• 1 de março de 2021

    Porque o auto conhecimento nem sempre é óbvio?

    – Eu me sinto estranho ultimamente.

    – O que está estranho?

    – Posso dizer que tudo… afinal de contas… sei lá…

    – Tudo o que?

    – Tudo mesmo. Tenho visto que as coisas que eu pensava eram só isso. E que eu posso fazer novas escolhas.

    – O que sente em relação à isso?

    – Estranho… angustiado… sabe?

    – Sim e o que isso sente vontade de fazer com isso?

    – Às vezes sair correndo…

     

    Uma das formas de pensar terapia e auto conhecimento é que existe uma “agenda pre determinada” em direção da qual temos que caminhar. Este raciocínio, não leva em conta que muitas direções tomadas pela pessoa e pela própria mente lhe são própria e mutáveis, por isso, nem sempre aquilo que está no livro funciona na realidade. E aí, faz o que?

    Talvez uma das habilidades mais importantes para alguém que se dedica ao auto conhecimento e à análise da mente e comportamento humanos é saber perguntar e se inquietar. A tarefa nunca é “prazerosa”, pelo contrário, sempre envolve a angústia e uma manutenção “permanente” de inquietação. Embora o estudo nos leve a perceber muitos padrões o grande erro que muitas pessoas cometem é de achar que já está tudo traçado lá e que basta alguém vir e “tirar” o que não presta e colocar algo no lugar. Essas pessoas, em geral, desistem da terapia.

    Isso porque o processo não é linear, não envolve apenas raciocínio lógico e nem sempre a mudança comportamental significa uma mudança de fato. Temos, por exemplo, aquilo que se chama de “agenda oculta”, ou seja, um conjunto de regras que determinam nosso comportamento, mas que ficam longe de nossa consciência. Alguém “preso” em uma relação tóxica, por exemplo, pode ter a agenda oculta de ser uma “boa pessoa” ou de buscar sentir-se “moralmente superior”, motivo pelo qual consegue sustentar todos os abusos típicos desse tipo de relação.
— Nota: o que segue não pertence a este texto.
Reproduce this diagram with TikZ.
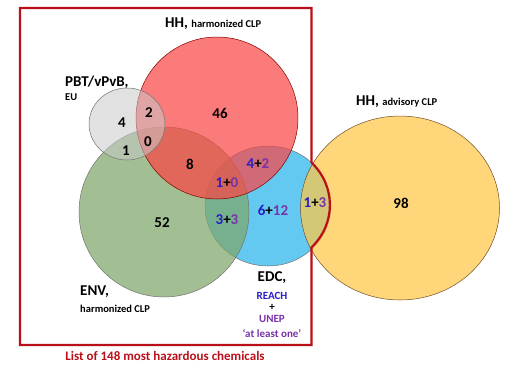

    Em um caso como esse, a pessoa “ingênua” acreditaria que basta a pessoa se conscientizar dos maus tratos que ela sairá, ou que deveria ter o suporte de família e amigos para isso. Porém, nem sempre é assim, pois o que realmente motiva o comportamento não é falta de percepção ou de apoio social, mas sim, este desejo, oculto. Outro tema comum é o da resistência, que nos mostra outra faceta do comportamento humano. Neste tipo de pensamento, a pessoa não muda porque no fundo “não pode”.

    É o caso, por exemplo, de alguém que acredita ser um fracassado. Esta crença mantém uma resistência contra todos os esforços da pessoa em ser “competente” ou uma pessoa “de sucesso”. Pois se ele conseguir ter sucesso, irá agir contra sua própria identidade. Embora eu concorde com o leitor de que a identidade é estranha, ou que pode prejudicar a pessoa, é importante lembrar que algo muito importante para o seu humano é a coerência interna e se eu me sinto coerente ao pensar que sou um fracassado, aquilo que ataca esta percepção pode ser nocivo para mim, mesmo que me seja “bom”.

    Por fim, o auto conhecimento nem sempre é óbvio, porque quando o buscamos aprendemos. E ao aprender o mundo se transforma diante de nossos olhos. Aquilo que nunca pensamos em questionar, se torna alvo de perguntas, o certo se torna duvidoso e por este motivo, aquilo que nunca pensamos em tratar, de repente se torna o cerne de nossa vida. O comportamento humano é altamente questionável, por este motivo o auto conhecimento é difícil, ele nos faz ver que aquilo que fazemos é apenas isso e essa percepção é o que nos coloca em angústia existencial. Por este motivo, conhecer-se não é para qualquer um.